Como se salvar? Oração. E a prece fervorosa assegura o regresso de Raul à terra de seus ancestrais, a preservação da sua própria vida e a dos seus bravos. Porém, muito mais do que isso, dá um exemplo de como Deus atende as nossas súplicas, e como Ele vela por aqueles que confiam na oração dos outros. Mostra-nos o dogma da Comunhão dos Santos, por assim dizer, funcionando e fazendo com que essas duas formas de heroísmo se encontrem: o heroísmo do cruzado no alto mar, e o do monge pontual na igreja de sua abadia, rezando com fé por aqueles que estão expostos a riscos.
Daí podemos deduzir como é importante nossa vida de oração, como tem um peso inestimável a reza diária do Rosário ou do Terço, e de nossas demais práticas de piedade, desde que imbuídos da certeza e da fé de que, para o êxito da causa católica, esse esforço de oração encerra um valor maior do que o próprio esforço nobre e indispensável da ação.
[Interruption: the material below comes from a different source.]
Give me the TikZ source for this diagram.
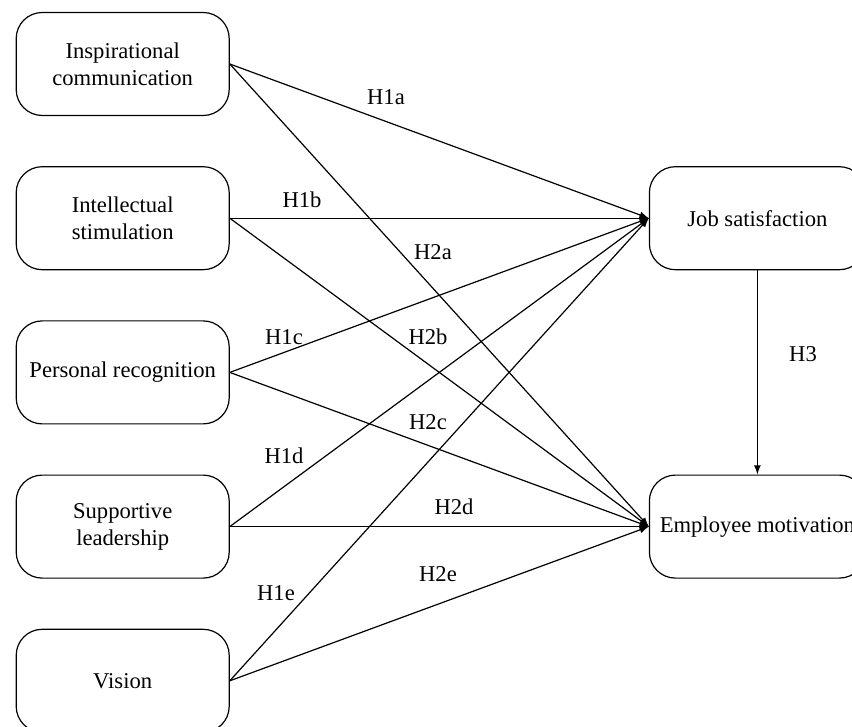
\documentclass[tikz,border=0pt]{standalone}
\usepackage{fontspec}
\setmainfont{Liberation Serif}
\usetikzlibrary{arrows,positioning}

\begin{document}
\begin{tikzpicture}[x=0.5pt,y=-0.5pt,line width=0.6pt,font=\fontsize{11.3}{13.5}\selectfont]
\tikzset{factor/.style={rectangle,draw,rounded corners=13pt,minimum width=106.5pt,minimum height=51.5pt,align=center,inner sep=2pt}}
\tikzset{outcome/.style={factor,minimum width=108pt}}
\tikzset{hyp/.style={inner sep=0pt}}

\useasboundingbox (0,0) rectangle (852,727);

\node [factor] (ic) at (122.7,64) {Inspirational\\communication};
\node [factor, below=25pt of ic] (is) {Intellectual\\stimulation};
\node [factor, below=25pt of is] (pr) {Personal recognition};
\node [factor, below=25pt of pr] (sl) {Supportive\\leadership};
\node [factor, below=25pt of sl] (vi) {Vision};
\node [outcome, right=209.5pt of is] (js) {Job satisfaction};
\node [outcome, right=209.5pt of sl] (em) {Employee motivation};

\begin{scope}[->,>=latex]

\foreach \src in {ic,is,pr,sl,vi}{%
\draw (\src.east) -- (js.west);
\draw (\src.east) -- (em.west);}

\draw (js) -- (em);

\end{scope}

\node [hyp] (h1a) at (386,97) {H1a};
\node [hyp] (h1b) at (302,200) {H1b};
\node [hyp] (h1c) at (284,337) {H1c};
\node [hyp] (h1d) at (284,456) {H1d};
\node [hyp] (h1e) at (276,593) {H1e};
\node [hyp] (h2a) at (433,252) {H2a};
\node [hyp] (h2b) at (428,337) {H2b};
\node [hyp] (h2c) at (428,422) {H2c};
\node [hyp] (h2d) at (454,507) {H2d};
\node [hyp] (h2e) at (438,574) {H2e};
\node [hyp] (h3) at (803,354) {H3};
\end{tikzpicture}
\end{document}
Mesmo quando se trata de grandes guerreiros, que empreenderam feitos extraordinários e conquistaram magníficas vitórias e vantagens para a Igreja, o papel da oração ainda é preponderante. Essa é a principal nota que devemos tirar desse episódio.
Nas horas da extrema aflição, o sorriso de Nossa Senhora
Entretanto, outra lição há para se colher em tudo isso. Por que Deus permitiu que chegasse ao extremo de angústia a situação desses cruzados, para só então intervir?
Exatamente para provar a confiança n’Ele. As horas de extrema aflição são as horas da Providência, são as horas da misericórdia. O verdadeiro católico, quando sabe que tudo está perdido, reza e confia mais do que nunca, porque é a hora do sorriso de Maria Santíssima para ele, assim como o foi para aqueles valorosos guerreiros em meio à tempestade no Mediterrâneo. Quando já não havia mais esperanças nos recursos humanos, Nossa Senhora, a Estrela do Mar, interveio, libertou-os e resolveu a angustiante situação em que se encontravam.
Lembremo-nos sempre disso: nos momentos de nossas maiores provações e aflições, rezemos com redobrado fervor e confiança. Nossa Senhora não tardará em nos sorrir.